Two police officers detained Kinkead in a parking lot on August 16, 1996, because the car Kinkead was driving had a defective bumper. Kinkead told the officer his name, and the officer checked Kinkead's name with the police database. The database erroneously indicated that Kinkead's driving privileges were suspended. Based upon this information, the officer arrested Kinkead. During the search incident to arrest, the officer discovered a golf-ball-sized object inside a sock, which had been stuffed near Kinkead's groin. The object in the sock was methamphetamine. At trial, Kinkead filed a motion to suppress the methamphetamine seized during the search incident to arrest contending the search violated his constitutional rights. Kinkead argued the trial court should grant his motion to suppress because the state did not present evidence that the police dispatch was based on probable cause. The trial court denied Kinkead's motion to suppress.

An officer must have probable cause to make an arrest. Williams, 937 S.W.2d at 332. While an officer may rely on information from another officer in developing probable cause, the state must show that the officer who disseminated the information had probable cause or reasonable suspicion which would allow that officer to have made the arrest. See State v. Franklin, 841 S.W.2d 639, 641 (Mo. banc 1992); State v. Norfolk, 966 S.W.2d 364, 366 (Mo.App.1998).

We hold that Kinkead's conviction must be reversed because the state did not show that the dispatch was based on probable cause. The state has the burden to produce evidence on the basis of the original officer's probable cause for arrest. However, the state made no attempt to show that the dispatcher had probable cause to make an arrest. The dispatcher did not testify. The state did not present any evidence showing how or why a person's name comes to be entered into the database for drivers with suspended licenses. Without this information, the trial court could not determine whether the officer at the scene arrested Kinkead based on probable cause. Further, the officer at the scene did not witness any independent fact giving rise to probable cause. Therefore, the trial court erred because it improperly admitted evidence of the search.

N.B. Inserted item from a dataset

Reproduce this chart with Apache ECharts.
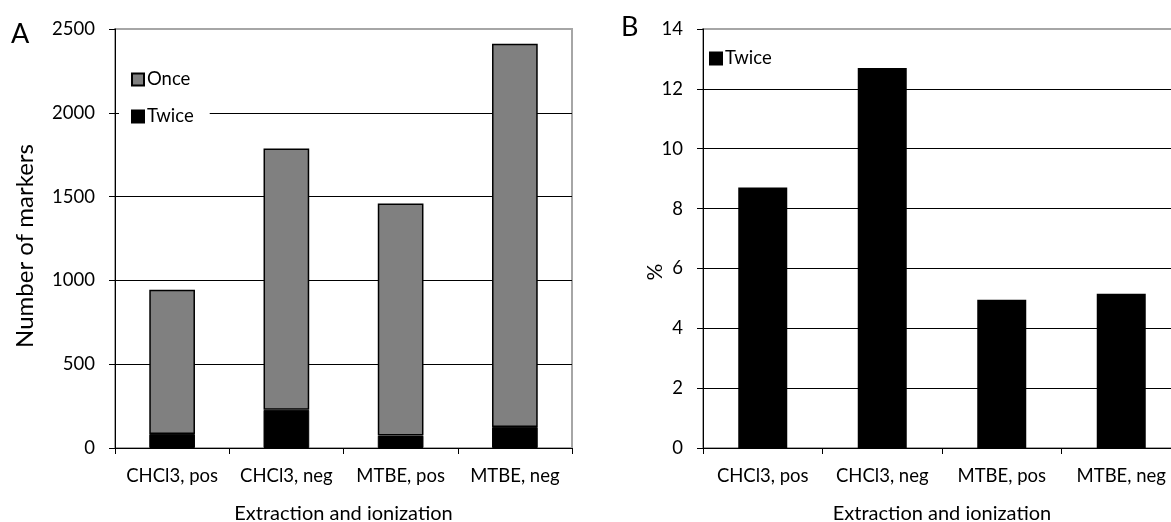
<!DOCTYPE html>
<html>
<head>
<meta charset="utf-8">
<script src="https://cdn.jsdelivr.net/npm/echarts@6/dist/echarts.min.js"></script>
<style>
  html, body { margin: 0; padding: 0; background: #fff; }
  #chart { width: 1171px; height: 522px; }
</style>
</head>
<body>
<div id="chart"></div>
<script>
// data
var categories = ['CHCl3, pos', 'CHCl3, neg', 'MTBE, pos', 'MTBE, neg'];
var twiceCounts = [84, 228, 74, 126];
var onceCounts = [860, 1559, 1385, 2286];
var twicePercent = [8.7, 12.7, 4.95, 5.15];

var FONT = 'Lato';
var black = '#000';
var frame = '#a6a6a6';
var tickSize = 18.5;

function splitColors(n) {
  // black gridlines, the top one is the grey plot frame
  var c = [];
  for (var i = 0; i < n; i++) c.push(i === n - 1 ? frame : black);
  return c;
}

function plain(v) { return String(v); }

var chart = echarts.init(document.getElementById('chart'));

chart.setOption({
  animation: false,
  textStyle: { fontFamily: FONT, color: '#000' },
  grid: [
    { left: 115, top: 29, width: 457, height: 419, show: true, borderColor: frame, borderWidth: 2,
      containLabel: false, outerBoundsMode: 'none' },
    { left: 703, top: 29, width: 478, height: 419, show: true, borderColor: frame, borderWidth: 2,
      containLabel: false, outerBoundsMode: 'none' }
  ],
  legend: [
    {
      data: ['Once', 'Twice'],
      orient: 'vertical',
      left: 119, top: 61,
      padding: [9, 16, 9, 12],
      itemGap: 18,
      itemWidth: 12, itemHeight: 12,
      icon: 'rect',
      backgroundColor: '#fff',
      textStyle: { fontSize: tickSize, fontFamily: FONT, color: '#000', padding: [0, 0, 0, -2] }
    },
    {
      data: ['Twice'],
      left: 703, top: 47,
      padding: [2, 10, 2, 6],
      itemWidth: 12, itemHeight: 12,
      icon: 'rect',
      textStyle: { fontSize: tickSize, fontFamily: FONT, color: '#000', padding: [0, 0, 0, -2] }
    }
  ],
  xAxis: [
    {
      type: 'category', gridIndex: 0, data: categories,
      name: 'Extraction and ionization', nameLocation: 'middle', nameGap: 56,
      nameTextStyle: { fontSize: 20, fontFamily: FONT, color: black },
      axisLine: { lineStyle: { color: black, width: 1 } },
      axisTick: { show: true, length: 6, lineStyle: { color: black } },
      axisLabel: { fontSize: tickSize, margin: 19, color: black, interval: 0, hideOverlap: false }
    },
    {
      type: 'category', gridIndex: 1, data: categories,
      name: 'Extraction and ionization', nameLocation: 'middle', nameGap: 56,
      nameTextStyle: { fontSize: 20, fontFamily: FONT, color: black },
      axisLine: { lineStyle: { color: black, width: 1 } },
      axisTick: { show: true, length: 6, lineStyle: { color: black } },
      axisLabel: { fontSize: tickSize, margin: 19, color: black, interval: 0, hideOverlap: false }
    }
  ],
  yAxis: [
    {
      type: 'value', gridIndex: 0, min: 0, max: 2500, interval: 500,
      axisLine: { show: true, lineStyle: { color: black } },
      axisTick: { show: true, length: 6, lineStyle: { color: black } },
      axisLabel: { fontSize: tickSize, margin: 20, color: black, formatter: plain },
      splitLine: { lineStyle: { color: splitColors(6), width: 1 } }
    },
    {
      type: 'value', gridIndex: 1, min: 0, max: 14, interval: 2,
      axisLine: { show: true, lineStyle: { color: black } },
      axisTick: { show: true, length: 6, lineStyle: { color: black } },
      axisLabel: { fontSize: tickSize, margin: 20, color: black, formatter: plain },
      splitLine: { lineStyle: { color: splitColors(8), width: 1 } }
    }
  ],
  series: [
    {
      name: 'Twice', type: 'bar', stack: 'markers', xAxisIndex: 0, yAxisIndex: 0,
      data: twiceCounts, barWidth: '40%',
      itemStyle: { color: '#000', borderColor: '#000', borderWidth: 1 }
    },
    {
      name: 'Once', type: 'bar', stack: 'markers', xAxisIndex: 0, yAxisIndex: 0,
      data: onceCounts, barWidth: '40%',
      itemStyle: { color: '#808080', borderColor: '#000', borderWidth: 1.5 }
    },
    {
      name: 'Twice', type: 'bar', xAxisIndex: 1, yAxisIndex: 1,
      data: twicePercent, barWidth: '41%',
      itemStyle: { color: '#000' }
    }
  ],
  graphic: [
    { type: 'text', left: 11, top: 21, style: { text: 'A', fontSize: 27, fontFamily: FONT, fill: '#000' } },
    { type: 'text', left: 621, top: 14, style: { text: 'B', fontSize: 27, fontFamily: FONT, fill: '#000' } },
    { type: 'text', x: 25, y: 246, rotation: Math.PI / 2,
      style: { text: 'Number of markers', fontSize: 24, fontFamily: FONT, fill: '#000', align: 'center', verticalAlign: 'middle' } },
    { type: 'text', x: 655, y: 272, rotation: Math.PI / 2,
      style: { text: '%', fontSize: 21, fontFamily: FONT, fill: '#000', align: 'center', verticalAlign: 'middle' } }
  ]
});
</script>
</body>
</html>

However this error does not mandate discharge of Kinkead. The State is entitled to rely on the trial court's erroneous ruling in determining what evidence to produce. State v. Wood, 596 S.W.2d 394, 399 (Mo. banc 1980). On this record, it is impossible to say that the prosecution would be unable to make a submissible case had the trial court ruled correctly. Erroneous admission of evidence does not preclude retrial "even though when such evidence is discounted there may be evidentiary insufficiency." Id. at 398.

Kinkead also asserts that the trial court erred in admitting the testimony of his probation officer in violation of section 559.125.2, RSMo Supp.1997. The statute, relating to "Record of applications for probation or parole", includes a provision that information "obtained by a probation or parole officer shall be privileged information and shall not be receivable in any court." This statute was not argued as the basis of an objection at trial or referred to in the motion for new trial. We need not address the issue *520 here since the state may dismiss the case on remand or the question may not arise on retrial. Issues that are not essential to a disposition of the case should not be addressed.

Reversed and remanded.

All concur.

NOTES

[1] With the exception of the disposition of the case on pages 3 and 4 and other editorial changes, this opinion is the work of the Honorable James A. Pudlowski of the Missouri Court of Appeals, Eastern District.